Além do peso que os fundos de investimento estaduais têm para o mercado de capitais nos Estados Unidos, também é importante lembrar que os governadores têm o poder de definir políticas públicas, e não levar as questões a sério pode prejudicar para que a pauta seja adotada pelas companhias privadas que desejarem. “A agenda ESG passa por um envolvimento significativo do governo, não só nas decisões de alocação, mas também na agenda de regulação e mensuração, algo que em muitas jurisdições está em estágios bem iniciais de discussão e desenvolvimento”, comenta Olmos.

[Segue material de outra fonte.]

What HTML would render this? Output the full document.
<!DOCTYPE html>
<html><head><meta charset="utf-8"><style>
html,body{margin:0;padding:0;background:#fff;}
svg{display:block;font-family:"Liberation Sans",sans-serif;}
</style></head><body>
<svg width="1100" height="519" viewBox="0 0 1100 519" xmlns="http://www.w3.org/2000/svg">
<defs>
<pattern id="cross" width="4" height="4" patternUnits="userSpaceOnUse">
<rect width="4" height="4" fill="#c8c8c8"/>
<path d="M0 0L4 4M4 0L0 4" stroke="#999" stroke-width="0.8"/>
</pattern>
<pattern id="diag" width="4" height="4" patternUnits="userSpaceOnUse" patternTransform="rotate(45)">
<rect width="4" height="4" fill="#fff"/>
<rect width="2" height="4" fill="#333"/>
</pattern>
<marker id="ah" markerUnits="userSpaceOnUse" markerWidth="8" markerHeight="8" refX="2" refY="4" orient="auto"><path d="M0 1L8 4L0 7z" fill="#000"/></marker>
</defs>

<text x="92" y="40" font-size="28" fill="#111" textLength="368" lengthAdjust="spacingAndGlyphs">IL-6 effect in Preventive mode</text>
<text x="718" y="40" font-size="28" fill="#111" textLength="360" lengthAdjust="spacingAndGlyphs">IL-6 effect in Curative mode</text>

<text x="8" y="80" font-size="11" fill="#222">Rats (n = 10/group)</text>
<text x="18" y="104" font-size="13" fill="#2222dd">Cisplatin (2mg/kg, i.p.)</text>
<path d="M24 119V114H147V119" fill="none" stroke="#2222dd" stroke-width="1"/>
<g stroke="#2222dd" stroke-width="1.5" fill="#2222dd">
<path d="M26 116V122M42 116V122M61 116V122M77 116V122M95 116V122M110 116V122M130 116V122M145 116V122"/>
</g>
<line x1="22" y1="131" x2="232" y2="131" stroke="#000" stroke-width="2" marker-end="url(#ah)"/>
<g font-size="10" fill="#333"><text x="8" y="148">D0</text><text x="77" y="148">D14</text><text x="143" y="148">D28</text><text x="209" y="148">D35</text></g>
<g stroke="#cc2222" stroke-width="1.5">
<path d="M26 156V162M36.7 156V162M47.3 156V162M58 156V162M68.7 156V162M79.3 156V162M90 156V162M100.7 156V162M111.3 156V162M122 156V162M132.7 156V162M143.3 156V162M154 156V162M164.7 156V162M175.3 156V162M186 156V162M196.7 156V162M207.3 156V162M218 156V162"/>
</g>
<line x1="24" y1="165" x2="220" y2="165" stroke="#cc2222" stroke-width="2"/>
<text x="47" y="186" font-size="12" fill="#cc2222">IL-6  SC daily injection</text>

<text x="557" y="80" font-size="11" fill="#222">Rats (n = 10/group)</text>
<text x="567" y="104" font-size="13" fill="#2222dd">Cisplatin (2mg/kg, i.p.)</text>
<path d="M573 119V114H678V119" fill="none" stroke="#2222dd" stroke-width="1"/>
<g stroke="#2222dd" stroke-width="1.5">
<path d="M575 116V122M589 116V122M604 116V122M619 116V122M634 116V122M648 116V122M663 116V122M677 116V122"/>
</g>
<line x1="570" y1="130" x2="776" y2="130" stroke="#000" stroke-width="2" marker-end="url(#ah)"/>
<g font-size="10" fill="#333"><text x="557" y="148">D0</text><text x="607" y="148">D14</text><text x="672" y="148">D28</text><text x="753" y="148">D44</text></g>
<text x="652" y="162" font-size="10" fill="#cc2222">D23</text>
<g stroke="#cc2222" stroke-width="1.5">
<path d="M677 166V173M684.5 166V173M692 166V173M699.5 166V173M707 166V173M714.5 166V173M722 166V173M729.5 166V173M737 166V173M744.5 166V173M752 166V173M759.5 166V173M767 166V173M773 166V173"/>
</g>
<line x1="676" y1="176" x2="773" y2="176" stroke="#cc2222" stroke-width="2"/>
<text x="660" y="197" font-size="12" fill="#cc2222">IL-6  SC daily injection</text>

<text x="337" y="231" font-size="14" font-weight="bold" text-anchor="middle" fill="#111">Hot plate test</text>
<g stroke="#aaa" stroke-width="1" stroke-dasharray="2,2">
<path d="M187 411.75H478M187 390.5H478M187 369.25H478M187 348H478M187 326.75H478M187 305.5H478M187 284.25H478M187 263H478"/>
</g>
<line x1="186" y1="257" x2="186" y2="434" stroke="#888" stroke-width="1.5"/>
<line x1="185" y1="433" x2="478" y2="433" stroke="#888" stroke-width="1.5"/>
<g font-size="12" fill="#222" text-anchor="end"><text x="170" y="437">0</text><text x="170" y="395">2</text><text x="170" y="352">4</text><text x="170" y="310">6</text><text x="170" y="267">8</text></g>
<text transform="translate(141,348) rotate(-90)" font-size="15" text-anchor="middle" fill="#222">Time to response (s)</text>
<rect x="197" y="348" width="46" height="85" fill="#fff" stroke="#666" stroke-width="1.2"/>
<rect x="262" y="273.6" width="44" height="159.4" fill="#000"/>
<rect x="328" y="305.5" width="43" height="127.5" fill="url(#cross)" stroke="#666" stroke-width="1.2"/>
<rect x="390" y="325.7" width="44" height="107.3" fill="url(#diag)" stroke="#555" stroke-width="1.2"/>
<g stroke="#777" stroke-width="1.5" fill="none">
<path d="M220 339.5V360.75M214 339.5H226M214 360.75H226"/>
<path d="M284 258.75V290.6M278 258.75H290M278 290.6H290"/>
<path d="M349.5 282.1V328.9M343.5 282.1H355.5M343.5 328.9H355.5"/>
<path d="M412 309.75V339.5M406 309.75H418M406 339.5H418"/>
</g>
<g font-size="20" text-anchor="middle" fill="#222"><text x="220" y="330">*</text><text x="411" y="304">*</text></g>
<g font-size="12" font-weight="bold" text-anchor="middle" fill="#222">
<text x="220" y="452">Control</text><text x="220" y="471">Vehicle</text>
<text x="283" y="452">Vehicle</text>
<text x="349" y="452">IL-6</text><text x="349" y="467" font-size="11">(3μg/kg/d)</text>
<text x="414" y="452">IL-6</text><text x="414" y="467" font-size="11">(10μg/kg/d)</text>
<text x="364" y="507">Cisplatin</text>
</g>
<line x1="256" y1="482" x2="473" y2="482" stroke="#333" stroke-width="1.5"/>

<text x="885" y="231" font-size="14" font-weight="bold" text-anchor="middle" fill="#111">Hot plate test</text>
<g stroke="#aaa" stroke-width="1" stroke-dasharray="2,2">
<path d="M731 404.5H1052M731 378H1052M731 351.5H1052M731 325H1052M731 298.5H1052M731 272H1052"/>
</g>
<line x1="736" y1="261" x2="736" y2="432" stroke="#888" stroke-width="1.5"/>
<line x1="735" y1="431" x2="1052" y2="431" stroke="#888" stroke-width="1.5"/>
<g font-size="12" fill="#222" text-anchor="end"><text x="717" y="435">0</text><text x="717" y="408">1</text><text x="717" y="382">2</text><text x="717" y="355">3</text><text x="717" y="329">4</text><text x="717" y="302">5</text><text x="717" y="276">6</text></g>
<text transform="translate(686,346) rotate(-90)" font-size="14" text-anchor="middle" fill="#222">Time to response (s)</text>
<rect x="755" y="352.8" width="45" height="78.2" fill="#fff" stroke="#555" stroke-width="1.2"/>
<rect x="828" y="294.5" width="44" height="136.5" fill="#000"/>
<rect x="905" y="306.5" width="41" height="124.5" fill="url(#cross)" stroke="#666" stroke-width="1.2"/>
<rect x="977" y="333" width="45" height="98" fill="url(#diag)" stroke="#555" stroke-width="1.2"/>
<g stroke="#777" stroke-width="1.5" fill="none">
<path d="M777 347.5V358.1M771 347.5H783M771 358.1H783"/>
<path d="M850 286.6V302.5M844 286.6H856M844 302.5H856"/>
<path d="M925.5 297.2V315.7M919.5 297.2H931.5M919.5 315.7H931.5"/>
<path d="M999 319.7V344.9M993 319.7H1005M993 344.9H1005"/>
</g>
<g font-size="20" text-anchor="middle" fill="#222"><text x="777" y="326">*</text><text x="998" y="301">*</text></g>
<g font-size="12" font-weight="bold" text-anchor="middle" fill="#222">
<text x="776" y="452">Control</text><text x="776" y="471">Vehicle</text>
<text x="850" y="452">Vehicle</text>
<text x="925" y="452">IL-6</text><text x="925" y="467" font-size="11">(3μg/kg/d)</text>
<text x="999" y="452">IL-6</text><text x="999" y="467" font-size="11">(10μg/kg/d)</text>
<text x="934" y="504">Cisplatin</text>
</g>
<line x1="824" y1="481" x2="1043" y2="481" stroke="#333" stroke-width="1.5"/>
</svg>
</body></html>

Apesar da reação, nada indica que a pauta ESG esteja caindo. Em 2021, o total de dinheiro investido relacionado à pauta chegou a US$ 35 trilhões, cerca de um terço de todos os ativos gerenciados no mundo. Uma pesquisa do instituto Gallup nos Estados Unidos indicou que, apesar de poucas pessoas conhecerem a sigla, as ações ligadas às causas ambientais, sociais e de governança são aprovadas pelo público, com o máximo de 84% afirmando que consideram importante que a empresa leve em conta o bem-estar dos funcionários e o mínimo de 68% aprovando os esforços para tornar mais diversa a base de consumidores e a força de trabalho, entre outras medidas. A situação é parecida com a vista no Brasil, de acordo com uma pesquisa do Google. A conscientização sobre as questões ESG no mundo financeiro e na população segue em crescimento.